De sol a sol

Tatiana Acevedo Guerrero
15 de julio de 2018 - 02:00 a. m.

El barrio "subnormal" del que hablo aquí se pobló durante los 80 en una ciudad del Caribe. En el 2002, mientras su población aumentaba, la Alcaldía y el acueducto contrataron privados para construir un drenaje pluvial y reducir inundaciones. Cuando visité el barrio en 2014, observé el mentado drenaje: un canal de concreto que pasaba por la calle principal. Había sido una semana sin lluvias y se acumulaban algunas bolsas de plástico, agua sucia, hierbas y un paraguas. Al lado del desagüe, una tienda. “¿Has tenido algún problema con este canal de drenaje?”, le pregunté a la dueña, cuya residencia estaba detrás del mostrador. “Sí, muchas veces”, me respondió. “Cuando hay aguacero, se desborda. La basura de otros barrios termina acá. Ah, y mientras llueve, nadie viene a ayudarnos. Si hay un daño, se cae un poste o algo, llamamos a la empresa y esperamos y esperamos. ¿Qué más vamos a hacer? Sólo tenemos que estar preparados para no dejar que se entre el agua a la tienda”.

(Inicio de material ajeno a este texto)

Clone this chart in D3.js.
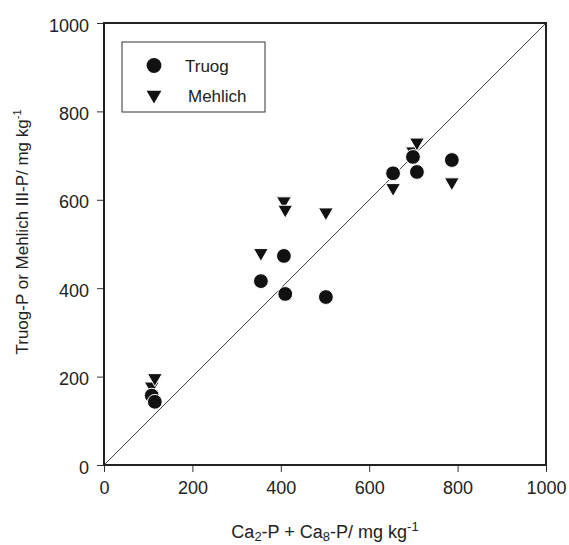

Días después visité otro desagüe, en un barrio de clase media alta de la misma ciudad. La infraestructura, encargada por la Alcaldía y el acueducto, consistía en una estructura subterránea de concreto que permitía al agua fluir por debajo de la carretera principal. Equipada con tres celdas, diseñadas para disminuir la velocidad de la lluvia mientras esta se derrama en otros vecindarios, la infraestructura sería invisible para los residentes. De acuerdo con el ingeniero a cargo del proyecto, las variaciones de diseño entre desagües en la ciudad son producto del valor de un determinado contrato de licitación pública (“Los ingenieros diseñan la infraestructura según el valor del contrato”).

Las diferencias entre desagües son evidencia de un interés desigual de parte del Estado. Aunque el municipio invirtió en infraestructura de drenaje en ambos barrios, las inversiones no fueron equivalentes e implicaron diseños diferentes. Uno más complejo y efectivo que el otro. Algo similar ocurrió con las redes eléctricas. Ambas redes están ligadas a la construcción de la marginalidad en la ciudad. En el caso de la electricidad, la regulación de la llamada subnormalidad (resolución CREG 120) estableció tarifas y penalidades. Como resultado, la población que vive en barrios sin los postes o cables apropiados acumula deudas de servicios públicos.

El barrio “subnormal” del que hablo aquí tiene aproximadamente 400 habitantes y está formado por parcelas (de máximo 100 metros cuadrados), que se vendieron por no más de $300.000 cada una. Las familias, con un promedio de cinco miembros, han hecho sus casas. La mayoría de hombres se rebuscan como vendedores ambulantes, mensajeros, zapateros, jardineros y obreros de construcción. Las mujeres trabajan como empleadas domésticas y vendedoras. Para 2014, sus residentes debían a Electricaribe $109 millones. Como consecuencia de esto, esta empresa tuvo que idear una estrategia para cobrar el pago de las facturas a través de talonarios con varios cupones con que las familias pueden depositar pagos diarios, según el rebusque.

A medida que el conflicto armado se extendió por el campo y paramilitares agarraron tierra a través de masacres, la vida urbana y periurbana cambió. Familias sin más opción, campesinos sin tierra, profesoras de escuela amenazadas y madres solteras empezando desde casi cero construyeron vecindarios e intentaron ganarse la vida en los llamados barrios subnormales. Al trabajar en la construcción, la seguridad, el trabajo doméstico y el cuidado de niños, estas comunidades no sólo viven en las ciudades de Colombia, sino que las hacen posibles.

En 2008, El Tiempo describió a la familia Cabrales, emparentada en matrimonio con Tomás Uribe Moreno, como “una de las más tradicionales de una villa colonial del sur de Bolívar (…) viven en un sector donde reside la crema y nata de este poblado. Viven cómodamente y disfrutan de una vida muy apegada a las viejas costumbres, en cierto modo heredadas de las que dejó la realeza española”.